> **Work to do**: Skip all pictures, then print the remaining material exactly.

> **Dataset excerpt**:
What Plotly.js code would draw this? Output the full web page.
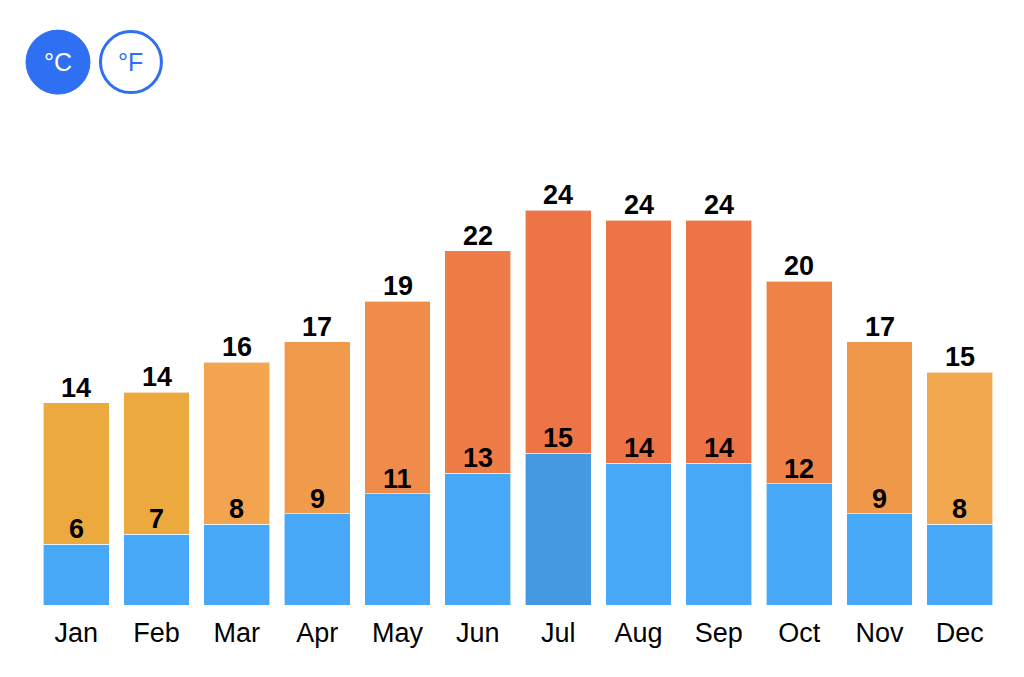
<!DOCTYPE html>
<html>
<head>
<meta charset="utf-8">
<script src="https://cdn.plot.ly/plotly-3.0.1.min.js"></script>
<style>
html,body{margin:0;padding:0;background:#fff;}
#chart{width:1024px;height:677px;}
</style>
</head>
<body>
<div id="chart"></div>
<script>
const months = ["Jan","Feb","Mar","Apr","May","Jun","Jul","Aug","Sep","Oct","Nov","Dec"];
const lows = [6,7,8,9,11,13,15,14,14,12,9,8];
const highs = [14,14,16,17,19,22,24,24,24,20,17,15];
const highColors = ["#ECA93E","#ECA93E","#F2A44F","#F09B4C","#EF8C4B","#EE7C47","#ED7446","#ED7446","#ED7446","#EE8347","#F0984A","#F1A84F"];
const lowColors = ["#48A8F8","#48A8F8","#48A8F8","#48A8F8","#48A8F8","#48A8F8","#4499DF","#48A8F8","#48A8F8","#48A8F8","#48A8F8","#48A8F8"];

const labelFont = {family: "Liberation Sans, Arial, sans-serif", size: 27, color: "#000"};

const traces = [
  {type: "bar", x: months, y: lows, marker: {color: lowColors, line: {color: "rgba(255,255,255,0.6)", width: 1}}, hoverinfo: "none"},
  {type: "bar", x: months, y: highs, marker: {color: highColors, line: {color: "rgba(255,255,255,0.6)", width: 1}}, hoverinfo: "none"}
];

const annotations = [];
months.forEach((m, i) => {
  annotations.push({x: m, y: lows[i], xref: "x", yref: "y", text: "<b>" + lows[i] + "</b>", showarrow: false, yanchor: "bottom", yshift: -2, font: labelFont});
  annotations.push({x: m, y: lows[i] + highs[i], xref: "x", yref: "y", text: "<b>" + highs[i] + "</b>", showarrow: false, yanchor: "bottom", yshift: -2, font: labelFont});
});
const cX = 0.0228, fX = 0.0985, bY = 1.248;
annotations.push({xref: "paper", yref: "paper", x: cX, y: bY, xanchor: "center", yanchor: "middle", text: "°C", showarrow: false, font: {family: "Liberation Sans, Arial, sans-serif", size: 25, color: "#fff"}});
annotations.push({xref: "paper", yref: "paper", x: fX, y: bY, xanchor: "center", yanchor: "middle", text: "°F", showarrow: false, font: {family: "Liberation Sans, Arial, sans-serif", size: 25, color: "#2F6FF2"}});

const layout = {
  width: 1024, height: 677,
  margin: {l: 36, r: 24, t: 170, b: 72},
  paper_bgcolor: "#fff", plot_bgcolor: "#fff",
  barmode: "stack", bargap: 0.18,
  showlegend: false,
  xaxis: {type: "category", showgrid: false, zeroline: false, showline: false, ticks: "",
          ticklabelstandoff: 9,
          tickfont: {family: "Liberation Sans, Arial, sans-serif", size: 27, color: "#000"}},
  yaxis: {range: [0, 42.98], visible: false, showgrid: false, zeroline: false, fixedrange: true},
  annotations: annotations,
  shapes: [
    {type: "circle", xref: "paper", yref: "paper", xsizemode: "pixel", ysizemode: "pixel",
     xanchor: cX, yanchor: bY, x0: -32, x1: 32, y0: -32, y1: 32,
     fillcolor: "#2F6FF2", line: {color: "#2F6FF2", width: 1}},
    {type: "circle", xref: "paper", yref: "paper", xsizemode: "pixel", ysizemode: "pixel",
     xanchor: fX, yanchor: bY, x0: -30.5, x1: 30.5, y0: -30.5, y1: 30.5,
     fillcolor: "#fff", line: {color: "#2F6FF2", width: 3}}
  ]
};

Plotly.newPlot("chart", traces, layout, {displayModeBar: false, staticPlot: true});
</script>
</body>
</html>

> **Complete response**:
What Plotly.js code would draw this? Output the full web page.
<!DOCTYPE html>
<html>
<head>
<meta charset="utf-8">
<script src="https://cdn.plot.ly/plotly-3.0.1.min.js"></script>
<style>
html,body{margin:0;padding:0;background:#fff;}
#chart{width:1024px;height:677px;}
</style>
</head>
<body>
<div id="chart"></div>
<script>
const months = ["Jan","Feb","Mar","Apr","May","Jun","Jul","Aug","Sep","Oct","Nov","Dec"];
const lows = [6,7,8,9,11,13,15,14,14,12,9,8];
const highs = [14,14,16,17,19,22,24,24,24,20,17,15];
const highColors = ["#ECA93E","#ECA93E","#F2A44F","#F09B4C","#EF8C4B","#EE7C47","#ED7446","#ED7446","#ED7446","#EE8347","#F0984A","#F1A84F"];
const lowColors = ["#48A8F8","#48A8F8","#48A8F8","#48A8F8","#48A8F8","#48A8F8","#4499DF","#48A8F8","#48A8F8","#48A8F8","#48A8F8","#48A8F8"];

const labelFont = {family: "Liberation Sans, Arial, sans-serif", size: 27, color: "#000"};

const traces = [
  {type: "bar", x: months, y: lows, marker: {color: lowColors, line: {color: "rgba(255,255,255,0.6)", width: 1}}, hoverinfo: "none"},
  {type: "bar", x: months, y: highs, marker: {color: highColors, line: {color: "rgba(255,255,255,0.6)", width: 1}}, hoverinfo: "none"}
];

const annotations = [];
months.forEach((m, i) => {
  annotations.push({x: m, y: lows[i], xref: "x", yref: "y", text: "<b>" + lows[i] + "</b>", showarrow: false, yanchor: "bottom", yshift: -2, font: labelFont});
  annotations.push({x: m, y: lows[i] + highs[i], xref: "x", yref: "y", text: "<b>" + highs[i] + "</b>", showarrow: false, yanchor: "bottom", yshift: -2, font: labelFont});
});
const cX = 0.0228, fX = 0.0985, bY = 1.248;
annotations.push({xref: "paper", yref: "paper", x: cX, y: bY, xanchor: "center", yanchor: "middle", text: "°C", showarrow: false, font: {family: "Liberation Sans, Arial, sans-serif", size: 25, color: "#fff"}});
annotations.push({xref: "paper", yref: "paper", x: fX, y: bY, xanchor: "center", yanchor: "middle", text: "°F", showarrow: false, font: {family: "Liberation Sans, Arial, sans-serif", size: 25, color: "#2F6FF2"}});

const layout = {
  width: 1024, height: 677,
  margin: {l: 36, r: 24, t: 170, b: 72},
  paper_bgcolor: "#fff", plot_bgcolor: "#fff",
  barmode: "stack", bargap: 0.18,
  showlegend: false,
  xaxis: {type: "category", showgrid: false, zeroline: false, showline: false, ticks: "",
          ticklabelstandoff: 9,
          tickfont: {family: "Liberation Sans, Arial, sans-serif", size: 27, color: "#000"}},
  yaxis: {range: [0, 42.98], visible: false, showgrid: false, zeroline: false, fixedrange: true},
  annotations: annotations,
  shapes: [
    {type: "circle", xref: "paper", yref: "paper", xsizemode: "pixel", ysizemode: "pixel",
     xanchor: cX, yanchor: bY, x0: -32, x1: 32, y0: -32, y1: 32,
     fillcolor: "#2F6FF2", line: {color: "#2F6FF2", width: 1}},
    {type: "circle", xref: "paper", yref: "paper", xsizemode: "pixel", ysizemode: "pixel",
     xanchor: fX, yanchor: bY, x0: -30.5, x1: 30.5, y0: -30.5, y1: 30.5,
     fillcolor: "#fff", line: {color: "#2F6FF2", width: 3}}
  ]
};

Plotly.newPlot("chart", traces, layout, {displayModeBar: false, staticPlot: true});
</script>
</body>
</html>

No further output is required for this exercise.